What you have to do: For the material that follows, list every line containing the word "this".

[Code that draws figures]
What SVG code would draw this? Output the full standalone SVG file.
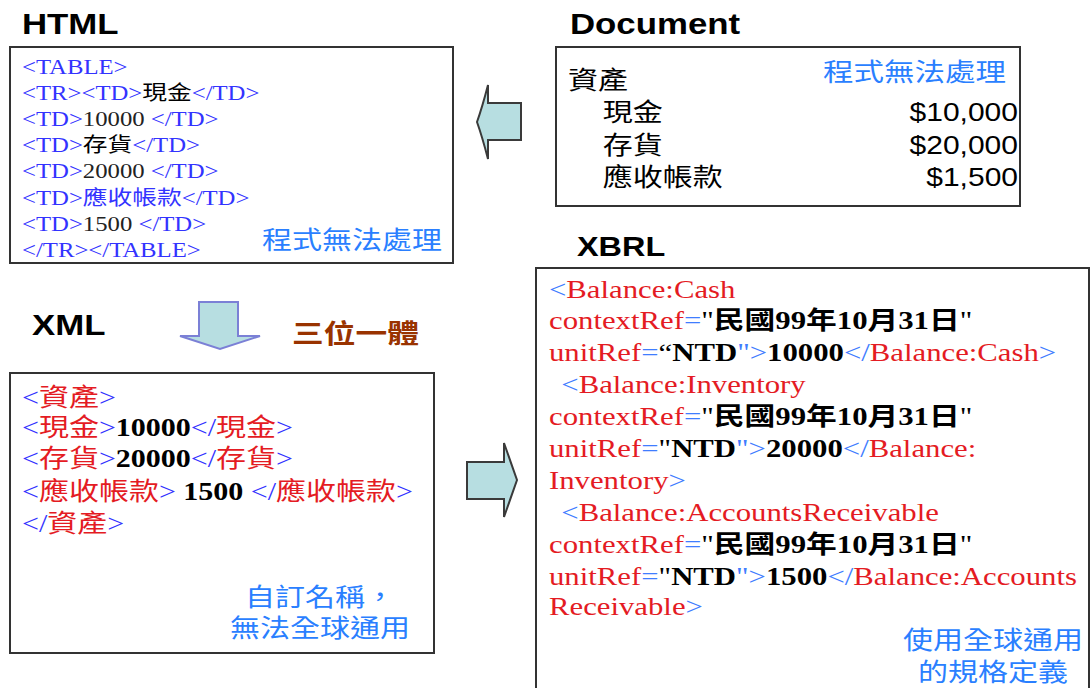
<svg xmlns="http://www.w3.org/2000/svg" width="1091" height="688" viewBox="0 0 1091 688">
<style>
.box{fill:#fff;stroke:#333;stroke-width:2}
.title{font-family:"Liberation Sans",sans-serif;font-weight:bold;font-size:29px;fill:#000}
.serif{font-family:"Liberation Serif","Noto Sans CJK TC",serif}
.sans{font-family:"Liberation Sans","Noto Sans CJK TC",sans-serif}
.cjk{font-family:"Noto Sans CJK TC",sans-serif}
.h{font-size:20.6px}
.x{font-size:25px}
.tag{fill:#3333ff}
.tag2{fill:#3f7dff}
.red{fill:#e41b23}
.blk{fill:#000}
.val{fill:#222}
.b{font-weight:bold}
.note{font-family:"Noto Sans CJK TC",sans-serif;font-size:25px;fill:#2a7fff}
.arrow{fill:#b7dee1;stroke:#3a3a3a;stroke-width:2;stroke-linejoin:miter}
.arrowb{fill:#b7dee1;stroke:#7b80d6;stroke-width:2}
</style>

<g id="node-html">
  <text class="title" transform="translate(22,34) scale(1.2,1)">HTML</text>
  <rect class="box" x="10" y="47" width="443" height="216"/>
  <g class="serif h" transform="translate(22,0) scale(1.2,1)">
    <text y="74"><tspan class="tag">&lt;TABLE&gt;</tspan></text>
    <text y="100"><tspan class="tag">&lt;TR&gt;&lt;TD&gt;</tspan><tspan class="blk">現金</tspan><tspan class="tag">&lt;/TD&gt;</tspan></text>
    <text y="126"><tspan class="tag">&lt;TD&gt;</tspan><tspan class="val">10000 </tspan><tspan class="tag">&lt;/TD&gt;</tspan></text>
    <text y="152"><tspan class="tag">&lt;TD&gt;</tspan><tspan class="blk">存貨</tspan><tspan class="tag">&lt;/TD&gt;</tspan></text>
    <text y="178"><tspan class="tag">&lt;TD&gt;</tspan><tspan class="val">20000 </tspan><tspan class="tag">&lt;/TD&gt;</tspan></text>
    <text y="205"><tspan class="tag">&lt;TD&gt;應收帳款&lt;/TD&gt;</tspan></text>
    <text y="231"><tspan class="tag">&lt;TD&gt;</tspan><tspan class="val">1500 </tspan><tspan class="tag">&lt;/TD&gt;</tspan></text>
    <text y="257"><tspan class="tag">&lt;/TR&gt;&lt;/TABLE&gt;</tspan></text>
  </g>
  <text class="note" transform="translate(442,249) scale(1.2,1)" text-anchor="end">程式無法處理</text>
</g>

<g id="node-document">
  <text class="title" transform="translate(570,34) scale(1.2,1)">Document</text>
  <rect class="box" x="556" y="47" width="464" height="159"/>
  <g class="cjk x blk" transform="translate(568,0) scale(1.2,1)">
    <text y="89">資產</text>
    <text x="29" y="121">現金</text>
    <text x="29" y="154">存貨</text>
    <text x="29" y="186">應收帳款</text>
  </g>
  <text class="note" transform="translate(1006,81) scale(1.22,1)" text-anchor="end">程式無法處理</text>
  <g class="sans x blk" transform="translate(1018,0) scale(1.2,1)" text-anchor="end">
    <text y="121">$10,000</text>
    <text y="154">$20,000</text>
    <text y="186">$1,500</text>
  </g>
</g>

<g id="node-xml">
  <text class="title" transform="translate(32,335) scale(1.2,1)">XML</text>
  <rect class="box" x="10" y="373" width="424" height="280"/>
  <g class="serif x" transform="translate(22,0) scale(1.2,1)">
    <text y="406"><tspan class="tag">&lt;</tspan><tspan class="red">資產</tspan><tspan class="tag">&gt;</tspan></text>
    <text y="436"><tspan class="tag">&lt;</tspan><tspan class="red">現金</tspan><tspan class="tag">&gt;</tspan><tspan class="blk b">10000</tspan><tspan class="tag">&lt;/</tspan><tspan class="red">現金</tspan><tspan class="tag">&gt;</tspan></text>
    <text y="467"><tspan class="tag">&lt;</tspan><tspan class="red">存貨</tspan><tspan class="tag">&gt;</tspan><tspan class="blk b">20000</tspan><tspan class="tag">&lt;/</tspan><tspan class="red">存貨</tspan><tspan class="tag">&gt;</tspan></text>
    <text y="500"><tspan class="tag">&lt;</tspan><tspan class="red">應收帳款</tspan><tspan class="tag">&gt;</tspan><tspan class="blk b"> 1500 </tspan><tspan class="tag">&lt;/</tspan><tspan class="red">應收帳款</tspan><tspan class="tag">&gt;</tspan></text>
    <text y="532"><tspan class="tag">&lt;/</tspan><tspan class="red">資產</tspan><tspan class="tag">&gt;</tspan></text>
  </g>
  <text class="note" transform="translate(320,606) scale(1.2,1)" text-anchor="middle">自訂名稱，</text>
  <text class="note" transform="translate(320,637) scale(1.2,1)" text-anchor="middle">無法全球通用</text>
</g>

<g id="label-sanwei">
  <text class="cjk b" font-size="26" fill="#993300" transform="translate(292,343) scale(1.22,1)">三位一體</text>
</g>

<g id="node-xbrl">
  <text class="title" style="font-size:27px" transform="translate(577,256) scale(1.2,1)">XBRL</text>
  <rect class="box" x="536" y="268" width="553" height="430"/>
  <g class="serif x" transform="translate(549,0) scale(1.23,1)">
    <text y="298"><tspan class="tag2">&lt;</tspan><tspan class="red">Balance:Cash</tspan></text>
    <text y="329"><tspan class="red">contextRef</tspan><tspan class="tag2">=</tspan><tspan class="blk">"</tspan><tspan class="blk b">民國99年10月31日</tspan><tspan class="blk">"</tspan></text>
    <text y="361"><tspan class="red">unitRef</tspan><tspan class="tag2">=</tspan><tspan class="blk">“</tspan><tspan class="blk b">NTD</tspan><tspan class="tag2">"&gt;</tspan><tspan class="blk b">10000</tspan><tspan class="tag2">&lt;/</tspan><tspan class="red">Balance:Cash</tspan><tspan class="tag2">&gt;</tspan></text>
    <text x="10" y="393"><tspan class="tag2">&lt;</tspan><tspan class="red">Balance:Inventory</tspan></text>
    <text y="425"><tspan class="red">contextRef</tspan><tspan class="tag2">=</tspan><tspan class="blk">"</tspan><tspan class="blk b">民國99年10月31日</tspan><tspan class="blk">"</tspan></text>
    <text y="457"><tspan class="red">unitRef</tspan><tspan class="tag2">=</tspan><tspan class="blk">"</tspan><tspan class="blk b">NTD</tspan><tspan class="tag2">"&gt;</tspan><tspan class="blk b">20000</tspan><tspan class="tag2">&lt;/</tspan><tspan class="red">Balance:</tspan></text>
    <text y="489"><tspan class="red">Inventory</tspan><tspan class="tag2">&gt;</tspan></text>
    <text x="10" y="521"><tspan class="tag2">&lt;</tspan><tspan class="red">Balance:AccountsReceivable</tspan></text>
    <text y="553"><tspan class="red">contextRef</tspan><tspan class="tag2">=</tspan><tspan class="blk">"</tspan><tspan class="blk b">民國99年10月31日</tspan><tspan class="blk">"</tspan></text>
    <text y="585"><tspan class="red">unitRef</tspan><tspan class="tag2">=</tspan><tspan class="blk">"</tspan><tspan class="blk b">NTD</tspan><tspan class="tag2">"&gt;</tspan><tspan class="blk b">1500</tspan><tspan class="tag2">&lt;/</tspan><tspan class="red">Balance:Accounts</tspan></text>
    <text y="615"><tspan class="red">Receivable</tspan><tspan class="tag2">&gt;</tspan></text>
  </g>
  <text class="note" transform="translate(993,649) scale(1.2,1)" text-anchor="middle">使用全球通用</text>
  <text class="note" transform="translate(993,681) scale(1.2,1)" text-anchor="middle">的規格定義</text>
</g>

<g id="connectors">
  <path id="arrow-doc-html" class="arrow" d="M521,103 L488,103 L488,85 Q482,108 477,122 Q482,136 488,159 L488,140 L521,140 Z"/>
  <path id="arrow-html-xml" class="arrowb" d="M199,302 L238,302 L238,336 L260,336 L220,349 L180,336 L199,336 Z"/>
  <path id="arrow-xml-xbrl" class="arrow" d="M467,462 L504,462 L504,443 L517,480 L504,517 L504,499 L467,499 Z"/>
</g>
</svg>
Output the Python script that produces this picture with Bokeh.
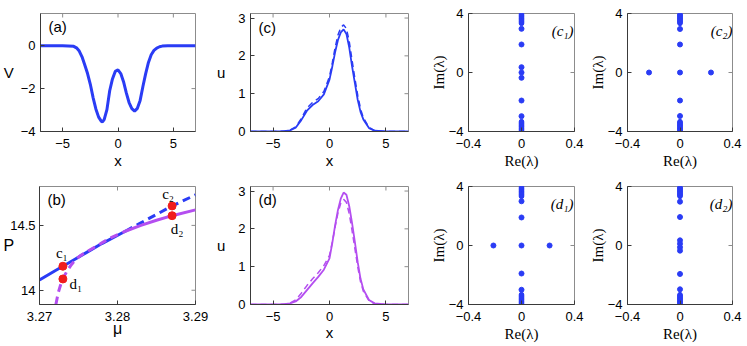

Answer below:
What SVG code would draw this? Output the full standalone SVG file.
Output the Python script that produces this picture with Bokeh.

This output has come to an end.